THE PROBLEM:
Write out, word for word, every line from the first one through the line that holds "volume = list(range(0, 261, 5)) + [263]", and nothing else; skip the pictures.

DATA BLOCK:
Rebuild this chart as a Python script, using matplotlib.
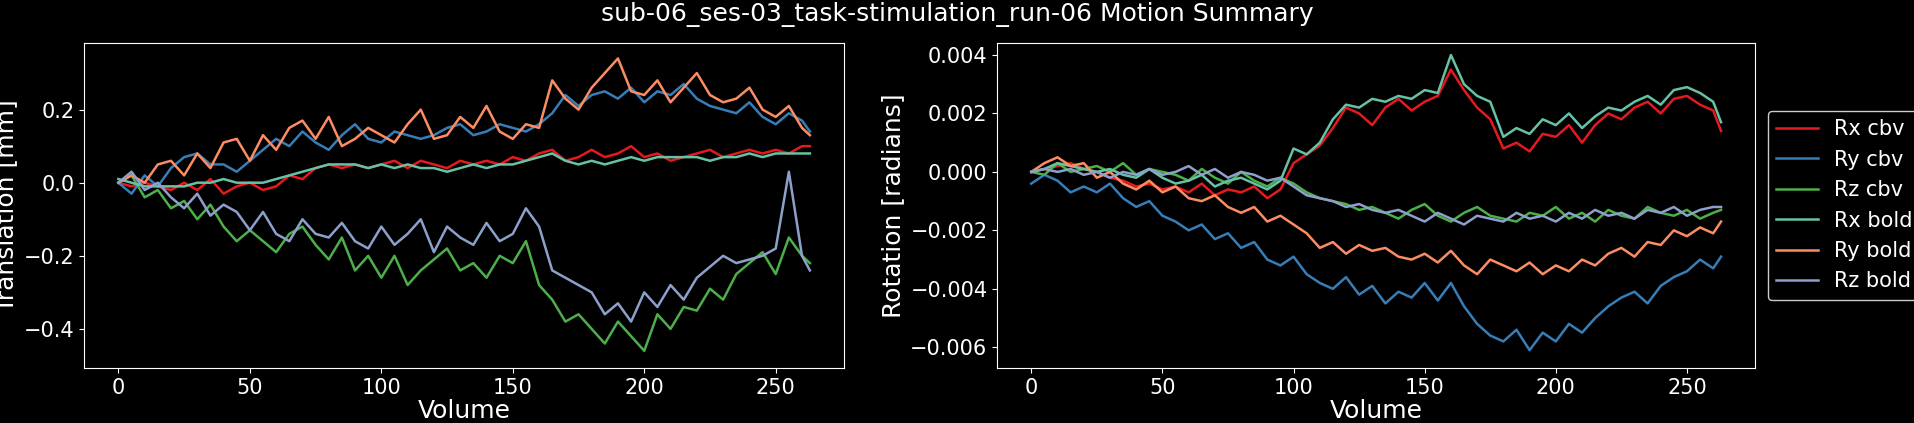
import matplotlib
matplotlib.use("Agg")
import matplotlib.pyplot as plt

volume = list(range(0, 261, 5)) + [263]

tx_cbv = [0,-0.01,0.0,-0.01,-0.02,0.0,-0.02,0.01,-0.03,-0.01,
          0.0,-0.02,-0.01,0.02,0.01,0.04,0.05,0.04,0.05,0.04,
          0.05,0.06,0.04,0.06,0.05,0.04,0.06,0.05,0.06,0.05,
          0.07,0.06,0.08,0.09,0.06,0.07,0.09,0.07,0.08,0.10,
          0.07,0.08,0.06,0.07,0.08,0.09,0.07,0.08,0.09,0.08,
          0.09,0.08,0.10,0.10]
ty_cbv = [0.0,-0.03,0.02,-0.01,0.04,0.07,0.08,0.05,0.05,0.03,
          0.06,0.09,0.12,0.10,0.14,0.11,0.09,0.13,0.16,0.12,
          0.11,0.14,0.13,0.12,0.13,0.15,0.16,0.13,0.14,0.16,
          0.15,0.14,0.16,0.19,0.24,0.21,0.24,0.25,0.23,0.26,
          0.22,0.25,0.24,0.27,0.23,0.21,0.20,0.19,0.22,0.18,
          0.16,0.19,0.17,0.14]
tz_cbv = [0.0,0.02,-0.04,-0.02,-0.07,-0.05,-0.10,-0.06,-0.12,-0.16,
          -0.13,-0.16,-0.19,-0.14,-0.12,-0.17,-0.21,-0.15,-0.24,-0.20,
          -0.26,-0.20,-0.28,-0.24,-0.21,-0.18,-0.24,-0.22,-0.26,-0.20,
          -0.22,-0.16,-0.28,-0.32,-0.38,-0.36,-0.40,-0.44,-0.38,-0.42,
          -0.46,-0.36,-0.40,-0.34,-0.35,-0.29,-0.32,-0.25,-0.22,-0.19,
          -0.25,-0.15,-0.20,-0.22]
tx_bold = [0.01,0.0,-0.01,-0.01,-0.01,-0.01,0.0,0.0,0.01,0.0,
           0.0,0.0,0.01,0.02,0.03,0.04,0.05,0.05,0.05,0.04,
           0.05,0.04,0.05,0.04,0.04,0.03,0.04,0.05,0.04,0.05,
           0.05,0.06,0.07,0.08,0.06,0.05,0.06,0.05,0.06,0.07,
           0.06,0.07,0.07,0.07,0.07,0.06,0.07,0.07,0.08,0.07,
           0.08,0.08,0.08,0.08]
ty_bold = [0.0,0.02,0.0,0.05,0.06,0.02,0.08,0.04,0.11,0.12,
           0.06,0.13,0.09,0.15,0.17,0.12,0.18,0.10,0.12,0.15,
           0.13,0.11,0.16,0.20,0.12,0.13,0.18,0.15,0.21,0.14,
           0.12,0.16,0.15,0.28,0.23,0.20,0.26,0.30,0.34,0.25,
           0.24,0.28,0.22,0.26,0.30,0.24,0.22,0.23,0.26,0.20,
           0.18,0.21,0.15,0.13]
tz_bold = [0.0,0.03,-0.02,0.0,-0.04,-0.07,-0.03,-0.09,-0.06,-0.08,
           -0.13,-0.08,-0.14,-0.16,-0.10,-0.14,-0.15,-0.11,-0.16,-0.18,
           -0.12,-0.17,-0.14,-0.10,-0.19,-0.12,-0.15,-0.17,-0.11,-0.16,
           -0.14,-0.07,-0.12,-0.24,-0.26,-0.28,-0.30,-0.36,-0.33,-0.38,
           -0.30,-0.34,-0.28,-0.32,-0.26,-0.23,-0.20,-0.22,-0.21,-0.20,
           -0.18,0.03,-0.20,-0.24]

# rotations in milliradians
rx_cbv = [0.0,0.1,0.2,0.3,0.1,0.0,-0.2,-0.3,-0.5,-0.4,
          -0.6,-0.5,-0.7,-0.4,-0.8,-0.6,-0.7,-0.5,-0.9,-0.6,
          0.3,0.6,0.9,1.5,2.2,2.0,1.6,2.2,2.5,2.1,
          2.4,2.6,3.5,2.8,2.2,1.8,0.8,1.0,0.7,1.3,
          1.2,1.6,1.0,1.6,2.0,1.8,2.2,2.4,2.0,2.5,
          2.6,2.3,2.1,1.4]
ry_cbv = [-0.4,-0.1,-0.3,-0.7,-0.5,-0.7,-0.4,-0.9,-1.2,-1.0,
          -1.5,-1.7,-2.0,-1.8,-2.3,-2.1,-2.6,-2.4,-3.0,-3.2,
          -2.9,-3.5,-3.8,-4.0,-3.6,-4.2,-3.9,-4.5,-4.1,-4.3,
          -3.8,-4.4,-3.8,-4.6,-5.2,-5.6,-5.8,-5.4,-6.1,-5.5,
          -5.8,-5.2,-5.5,-5.0,-4.6,-4.3,-4.1,-4.5,-3.9,-3.6,
          -3.4,-3.0,-3.3,-2.9]
rz_cbv = [0.0,-0.1,0.3,0.0,0.1,0.2,0.0,0.3,-0.1,0.1,
          0.0,-0.1,-0.3,0.1,-0.2,-0.4,0.0,-0.3,-0.5,-0.2,
          -0.4,-0.7,-0.9,-1.0,-1.1,-1.3,-1.2,-1.4,-1.6,-1.3,
          -1.1,-1.5,-1.7,-1.4,-1.2,-1.5,-1.6,-1.7,-1.4,-1.5,
          -1.2,-1.6,-1.4,-1.7,-1.3,-1.5,-1.6,-1.2,-1.4,-1.5,
          -1.3,-1.6,-1.4,-1.3]
rx_bold = [0.0,0.1,0.3,0.2,0.1,0.0,0.1,-0.1,-0.2,0.1,
           -0.2,-0.4,-0.3,-0.1,-0.5,-0.3,-0.2,-0.4,-0.6,-0.3,
           0.8,0.6,1.0,1.8,2.3,2.2,2.5,2.4,2.6,2.5,
           2.8,2.7,4.0,3.0,2.6,2.4,1.2,1.5,1.3,1.8,
           1.6,2.0,1.5,1.9,2.2,2.1,2.4,2.6,2.3,2.8,
           2.9,2.7,2.4,1.7]
ry_bold = [0.0,0.3,0.5,0.2,0.3,-0.2,0.0,-0.4,-0.6,-0.3,
           -0.7,-0.5,-0.9,-1.0,-0.8,-1.2,-1.4,-1.2,-1.7,-1.5,
           -1.8,-2.1,-2.6,-2.4,-2.8,-2.5,-2.7,-2.6,-2.9,-3.0,
           -2.8,-3.1,-2.7,-3.2,-3.5,-3.0,-3.2,-3.4,-3.1,-3.5,
           -3.2,-3.4,-3.0,-3.2,-2.8,-2.6,-2.9,-2.4,-2.5,-2.0,
           -2.2,-1.9,-2.1,-1.7]
rz_bold = [0.0,0.1,0.0,0.1,-0.1,0.0,-0.2,0.0,-0.1,0.1,
           -0.1,0.0,0.2,-0.1,0.1,-0.2,0.0,-0.1,-0.3,-0.2,
           -0.5,-0.8,-0.9,-1.0,-1.2,-1.1,-1.3,-1.4,-1.3,-1.5,
           -1.7,-1.4,-1.6,-1.8,-1.5,-1.6,-1.7,-1.4,-1.6,-1.5,
           -1.7,-1.4,-1.6,-1.3,-1.5,-1.4,-1.6,-1.3,-1.4,-1.2,
           -1.5,-1.3,-1.2,-1.2]

labels = ["Rx cbv", "Ry cbv", "Rz cbv", "Rx bold", "Ry bold", "Rz bold"]
colors = ["#e41a1c", "#377eb8", "#4daf4a", "#66c2a5", "#fc8d62", "#8da0cb"]

plt.style.use("dark_background")
fig = plt.figure(figsize=(19.14, 4.23), dpi=100)
ax1 = fig.add_axes([0.044, 0.130, 0.397, 0.769])
ax2 = fig.add_axes([0.521, 0.130, 0.396, 0.769])

for s, c in zip([tx_cbv, ty_cbv, tz_cbv, tx_bold, ty_bold, tz_bold], colors):
    ax1.plot(volume, s, color=c, lw=1.8)
for s, c, l in zip([rx_cbv, ry_cbv, rz_cbv, rx_bold, ry_bold, rz_bold], colors, labels):
    ax2.plot(volume, [v / 1000 for v in s], color=c, lw=1.8, label=l)

ax1.set_xlim(-13, 276)
ax1.set_ylim(-0.507, 0.383)
ax1.set_yticks([-0.4, -0.2, 0.0, 0.2])
ax2.set_xlim(-13, 276)
ax2.set_ylim(-0.00671, 0.00442)
ax2.set_yticks([-0.006, -0.004, -0.002, 0.0, 0.002, 0.004])

for ax in (ax1, ax2):
    ax.set_xticks([0, 50, 100, 150, 200, 250])
    ax.tick_params(labelsize=15)
    ax.set_xlabel("Volume", fontsize=18, labelpad=1)
ax1.set_ylabel("Translation [mm]", fontsize=18)
ax2.set_ylabel("Rotation [radians]", fontsize=18)

ax2.legend(loc="center left", bbox_to_anchor=(1.003, 0.5), fontsize=15,
           frameon=True, edgecolor="white", facecolor="black")
fig.suptitle("sub-06_ses-03_task-stimulation_run-06 Motion Summary",
             fontsize=18, x=0.5, y=0.995)
fig.savefig("out.png", dpi=100, facecolor="black")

REPLY:
Rebuild this chart as a Python script, using matplotlib.
import matplotlib
matplotlib.use("Agg")
import matplotlib.pyplot as plt

volume = list(range(0, 261, 5)) + [263]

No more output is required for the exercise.